Si el propio Ministerio de Igualdad afirmó, en septiembre pasado, que en España ejercían la prostitución un total de 114.576 mujeres, de las que 92.496 podrían estar en riesgo de estar siendo sometidas a explotación sexual; si ofreció esos datos precisos, el Gobierno estaba reconociendo dos cosas: que no persigue las redes de trata de seres humanos (artículo 177 bis del Código Penal) y que en España hay más de 20.000 mujeres que ejercen libremente la prostitución y no tienen ningún reconocimiento como trabajadoras sexuales. Parece lógico, en definitiva, que reclamemos un profundo conocimiento y debate sobre la materia de la que estamos hablando, antes de que nos impongan el silencio de una moral abolicionista. Al hablar de corrupción, sexo e hipocresía, cada cosa por separado.

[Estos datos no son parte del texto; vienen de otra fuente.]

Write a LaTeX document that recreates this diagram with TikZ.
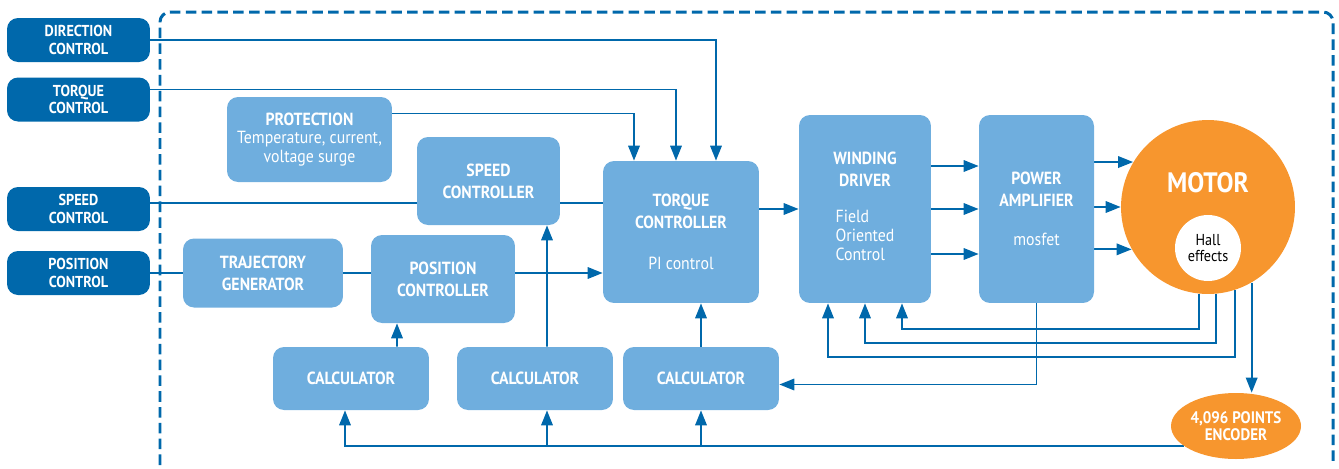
\documentclass[tikz,border=0pt]{standalone}
\usepackage{fontspec}
\setmainfont{PT Sans}[FakeStretch=0.9]
\usetikzlibrary{arrows.meta, shapes.geometric, positioning, backgrounds}

\definecolor{ctrlblue}{HTML}{0068AB}
\definecolor{boxblue}{HTML}{6FAEDE}
\definecolor{motororange}{HTML}{F7962E}

\begin{document}
\begin{tikzpicture}[
  x=0.02cm, y=-0.02cm,
  every node/.style={align=center, text=white, inner sep=0pt},
  ctrl/.style={rectangle, rounded corners=0.22cm, fill=ctrlblue,
    minimum width=2.86cm, minimum height=0.88cm,
    font=\bfseries\fontsize{9}{9.8}\selectfont},
  block/.style={rectangle, rounded corners=0.22cm, fill=boxblue,
    font=\bfseries\fontsize{10}{12.5}\selectfont},
  calcbox/.style={block, minimum width=3.12cm, minimum height=1.26cm},
  wire/.style={draw=ctrlblue, line width=1.1pt},
  arrow/.style={wire, -{Triangle[length=8.5pt, width=6.5pt]}}
]
\useasboundingbox (0,0) rectangle (1339,468);

% command inputs
\node (dir) [ctrl] at (78.5,40) {DIRECTION\\CONTROL};
\node (trq) [ctrl] at (78.5,99.5) {TORQUE\\CONTROL};
\node (spd) [ctrl] at (78.5,209) {SPEED\\CONTROL};
\node (pos) [ctrl] at (78.5,273) {POSITION\\CONTROL};

% control loop blocks
\node (prot) [block, minimum width=3.3cm, minimum height=1.7cm,
  font=\bfseries\fontsize{10}{10.5}\selectfont] at (309.5,139.5)
  {PROTECTION\\\mdseries Temperature, current,\\\mdseries voltage surge};
\node (spdctl) [block, minimum width=2.86cm, minimum height=1.76cm] at (488.5,181) {SPEED\\CONTROLLER};
\node (traj) [block, minimum width=3.2cm, minimum height=1.38cm] at (263,273) {TRAJECTORY\\GENERATOR};
\node (posctl) [block, minimum width=2.88cm, minimum height=1.76cm] at (443,279) {POSITION\\CONTROLLER};
\node (tqc) [block, minimum width=3.12cm, minimum height=2.84cm] at (681,232)
  {TORQUE\\CONTROLLER\\[11pt]\mdseries PI control};
\node (wind) [block, minimum width=2.64cm, minimum height=3.76cm] at (865,209)
  {WINDING\\DRIVER\\[8pt]\mdseries\def\arraystretch{0.87}\begin{tabular}[t]{@{}l@{}}Field\\Oriented\\Control\end{tabular}};
\node (pwr) [block, minimum width=2.3cm, minimum height=3.76cm] at (1036.5,209)
  {POWER\\AMPLIFIER\\[10pt]\mdseries mosfet};

\node (calcA) [calcbox] at (351,378.5) {CALCULATOR};
\node (calcB) [calcbox] at (535,378.5) {CALCULATOR};
\node (calcC) [calcbox] at (701,378.5) {CALCULATOR};

% motor and sensors
\node (motor) [circle, fill=motororange, minimum size=3.48cm] at (1208,207) {};
\node (motortxt) [font=\bfseries\fontsize{16}{18}\selectfont] at ([yshift=0.48cm]motor.center) {MOTOR};
\node (hall) [circle, fill=white, minimum size=1.32cm, text=black,
  font=\fontsize{9}{9}\selectfont] at ([yshift=-0.82cm]motor.center) {Hall\\effects};
\node (enc) [ellipse, fill=motororange, minimum width=2.6cm, minimum height=1.32cm,
  font=\bfseries\fontsize{9.5}{10}\selectfont] at (1236,426) {4,096 POINTS\\ENCODER};

% drive boundary
\draw[ctrlblue, line width=1.7pt, dash pattern=on 6pt off 3pt, rounded corners=0.2cm]
  (160,465) -- (160,12) -- (1333,12) -- (1333,465);

\begin{scope}[on background layer]
% inputs into the torque controller
\draw[arrow] (dir.east) -| ([xshift=0.7cm]tqc.north);
\draw[arrow] ([yshift=0.2cm]trq.east) -| ([xshift=-0.1cm]tqc.north);
\draw[arrow] ([yshift=0.52cm]prot.east) -| ([xshift=-0.94cm]tqc.north);

\coordinate (spdline) at ([yshift=0.12cm]spd.east);
\draw[wire] (spdline) -- (spdline -| spdctl.west);
\draw[wire] (spdline -| spdctl.east) -- (spdline -| tqc.west);

\draw[wire] (pos.east) -- (traj.west);
\draw[wire] (traj.east) -- (traj.east -| posctl.west);
\draw[arrow] (posctl.east |- traj.east) -- (tqc.west |- traj.east);

% forward path
\draw[arrow] (tqc.east |- wind.west) -- (wind.west);
\foreach \dy in {0.86,0,-0.9}
  \draw[arrow] ([yshift=\dy cm]wind.east) -- ([yshift=\dy cm]pwr.east -| pwr.west);
\foreach \a in {149,180,209}
  \draw[arrow] (pwr.east |- motor.\a) -- (motor.\a);

% feedback from the motor
\draw[arrow] (motor.264) -- ++(0,35) -| ([xshift=0.74cm]wind.south);
\draw[arrow] (motor.275) -- ++(0,49) -| (wind.south);
\draw[arrow] (motor.288) -- ++(0,67) -| ([xshift=-0.74cm]wind.south);
\draw[arrow] (motor.300) -- (motor.300 |- enc.north);
\draw[arrow] (pwr.south) |- ([yshift=-0.12cm]calcC.east);

% encoder bus to the calculators
\draw[arrow] (enc.201) -| ([xshift=-0.12cm]calcA.south);
\draw[arrow] (enc.201) -| ([xshift=0.24cm]calcB.south);
\draw[arrow] (enc.201) -| (calcC.south);

\draw[arrow] ([xshift=0.92cm]calcA.north) -- ([xshift=-0.92cm]posctl.south);
\draw[arrow] ([xshift=0.24cm]calcB.north) -- ([xshift=1.17cm]spdctl.south);
\draw[arrow] (calcC.north) -- (calcC.north |- tqc.south);
\end{scope}

\end{tikzpicture}
\end{document}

Ser un mujeriego es un delito político mayor que ser un comisionista. Y la prostitución, por supuesto, exige una condena mayor que la corrupción. ¿Es ese el orden de prioridad de los escándalos políticos para el Gobierno de este PSOE? ¿Esa es la ética que impera, la moral sexual antes que la integridad y la honestidad? Debemos conocer la respuesta porque, a medida que se van conociendo más detalles de la vida sexual, o sentimental, o como se quiera, del exministro José Luis Ábalos, aumenta la sensación de que su salida del Gobierno no se produjo por sus relaciones con Víctor de Aldama, sino por sus constantes líos con las mujeres de las que se hacía acompañar en los viajes oficiales.